Sometimes they sell smaller sheets of it, but only in thinner material. If you want any thicker than a half inch or so, I think you have to get a big sheet. 

Usually, you peel the thin plastic coating off of each side before painting, and DO NOT use regular spray paint on it by itself! This will eat the foam because of the acetone in the paint propellant. Use either the Krylon H2O type spray paint, which is latex-based, or paint a latex primer or paint on it before spraying on regular spray paint.


----------



## HalloweenZombie (Jul 22, 2007)

I have the same problem getting the larger sized sheets in my compact car. I usually bring a utility knife with me so I can cut the foam to fit in my car. You don't have to cut all the way through it. Score it deep enough and you can snap it in half along the score line. Just make sure you don't cut the pieces too small for your project.


----------



## jdubbya (Nov 6, 2005)

Our HD sells half sheets (4'x4') of the 2" thick foam. Obviously more economical to buy the whole sheet but for a smaller project these are great.


----------



## spideranne (Jul 17, 2006)

I bought 2 sheets yesterday and forgot to bring my utility knife to cut them down to fit in the car. I just asked at checkout and they found an employee with a knife to cut them for me, no problem.

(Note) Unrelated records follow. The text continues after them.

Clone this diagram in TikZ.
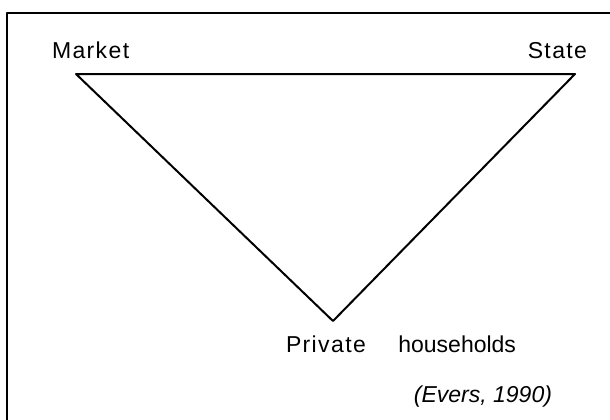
\documentclass[tikz,border=0pt]{standalone}
\usepackage{fontspec}
\setmainfont{Liberation Sans}
\newfontfamily\spaced[LetterSpace=6]{Liberation Sans}
\begin{document}
\begin{tikzpicture}[x=1pt, y=-1pt, font=\fontsize{23}{27}\selectfont, line cap=round, line join=round, line width=2pt]
\tikzset{label/.style={inner sep=0pt, font=\fontsize{23}{27}\spaced}}
\useasboundingbox (0,0) rectangle (610,420);
\draw (7,420)--(7,13)--(610,13);
\path (76,74)coordinate(M)+(499,0)coordinate(S) (333,321)coordinate(H);
\draw (M)--(S)--(H)--cycle;
\node[label, anchor=base west] (market) at (51,59) {Market};
\node[label, anchor=base east] (state) at (588,59) {State};
\node[label, anchor=base west] (private) at (285,352) {Private};
\node[inner sep=0pt, anchor=base east] (households) at (517,352) {households};
\node[inner sep=0pt, anchor=base east, font=\fontsize{23}{27}\selectfont\itshape] (source) at (553,402) {(Evers, 1990)};
\end{tikzpicture}
\end{document}
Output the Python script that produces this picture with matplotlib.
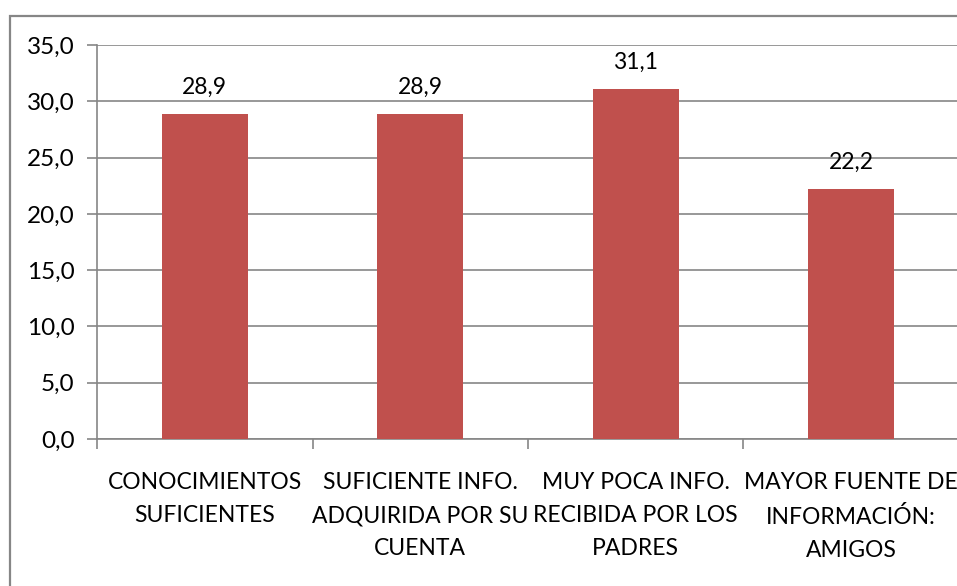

p.s. completely jealous of the 2" foam, all we have here is 3/4, hence my need to by two sheets so I can stick them together.


----------



## SpectreTTM (Aug 22, 2005)

HalloweenZombie said:


> I have the same problem getting the larger sized sheets in my compact car. I usually bring a utility knife with me so I can cut the foam to fit in my car. You don't have to cut all the way through it. Score it deep enough and you can snap it in half along the score line. Just make sure you don't cut the pieces too small for your project.


Plse define larger sheets.

We only have 2x8 sizes in anywhere near us.


----------



## Scary Godmother (Oct 13, 2007)

eanderso13 said:


> Sometimes they sell smaller sheets of it, but only in thinner material. If you want any thicker than a half inch or so, I think you have to get a big sheet.
> 
> Usually, you peel the thin plastic coating off of each side before painting, and DO NOT use regular spray paint on it by itself! This will eat the foam because of the acetone in the paint propellant. Use either the Krylon H2O type spray paint, which is latex-based, or paint a latex primer or paint on it before spraying on regular spray paint.


Thanks so much for the painting info., I had no idea!:jol:


----------



## tonguesandwich (Oct 13, 2006)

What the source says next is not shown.